As the dust settles on a historic year of upheaval, the global trade landscape is bracing for a starkly different reality in 2026. After a surprising 4.2% year-over-year expansion in 2025, economists at ING are forecasting a "significant slowdown” for 2026 with growth projected to plummet to a range of just 0.5% to 1% for the coming year. This cooling-off marks the end of a chaotic adjustment period and the beginning of what analysts are calling a new era of "lasting volatility".
The message is clear: the resilience that defined the past year is being tested by a toxic mix of protectionism and geopolitical manoeuvring. According to the report authors, ING junior economist Julian Geib and ING senior sector economist, transport and logistics Rico Luman, 2025 will be remembered as “the year everything changed in global trade”.
The primary catalyst for this shift was the sweeping set of tariffs announced by US President Donald Trump in April 2025, enacted via the International Emergency Economic Powers Act (IEEPA). While these measures initially sparked a wave of frontloading as importers rushed to secure goods before price hikes took hold, that artificial boost has now evaporated, leaving a vacuum in its wake.
“Geopolitics continues to prevail over efficiency, and protectionism remains firmly in place,” the authors note, highlighting a fundamental shift in the global order. The era where supply chains were optimised solely for cost-effectiveness appears to be over. Instead, trade is now being used as a strategic tool of foreign policy. The start of 2026 has already been characterised by this trend, notes ING, with the US administration escalating efforts to assert control over Greenland and threatening European partners with fresh tariffs.
Death knell for free trade
The impact of this “crackdown on free trade” is being felt unevenly across the globe. While the world’s largest economy, the US, represents about 14% of global imports, many Chinese exporters have proven remarkably adept at pivoting to new markets. In fact, China surpassed the US as Germany’s largest trading partner in 2025, a shift driven by Chinese firms stepping into traditional German strongholds like automotive, pharmaceuticals, and industrial components. Conversely, the eurozone has struggled, with high energy costs weighing heavily on industrial exports.
Beneath this lies a deeper structural transformation.
The report suggests that “global imbalances seem to have reached their limits”.
The rapid globalisation of the 1990s, which brought economic benefits, also created deep-seated dependencies that are now being viewed as liabilities. As nations prioritise risk management over pure efficiency, trade growth is increasingly lagging behind overall GDP growth, a trend that has been building for several years but is now being accelerated by rising protectionism.
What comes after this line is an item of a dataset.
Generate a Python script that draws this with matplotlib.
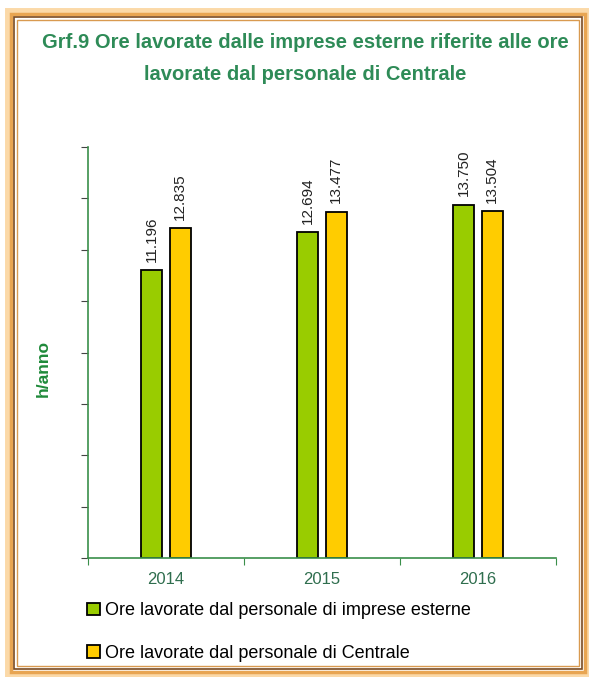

This year is also set to be critical for established trade frameworks. The report points to the upcoming review of the United States-Mexico-Canada Agreement (USMCA) as a “key trade event”. Recent official statements have even “hinted at the possibility of the deal lapsing altogether” or being dismantled in favour of separate bilateral agreements. This uncertainty, combined with the expiration of the US-China trade deal in October 2026, ensures that “volatility is here to stay”.
Mayhem for metals
A trade sector that is particularly susceptible to geopolitics is global metals. According to Ewa Manthey, commodities strategist at ING, the global metals market is entering a transformative and highly volatile era, marking its most significant shift since the China-led super-cycle of the early 2000s. Manthey notes that the coming metals ‘cycle’ will be defined by a “more fragmented, policy-driven and geopolitically-charged market” where traditional economic drivers are being superseded by strategic national interests. A primary catalyst for this shift is the diversification of demand. While China remains a major player, it “no longer dominates global metals demand as it once did”.
Manthey warns that these forces will result in a market where “tightness persists longer, price spikes are more likely, and volatility is structurally higher”.
For trade professionals, 2026 represents a definitive departure from the past for metals, characterised by “constrained and politicised supply”.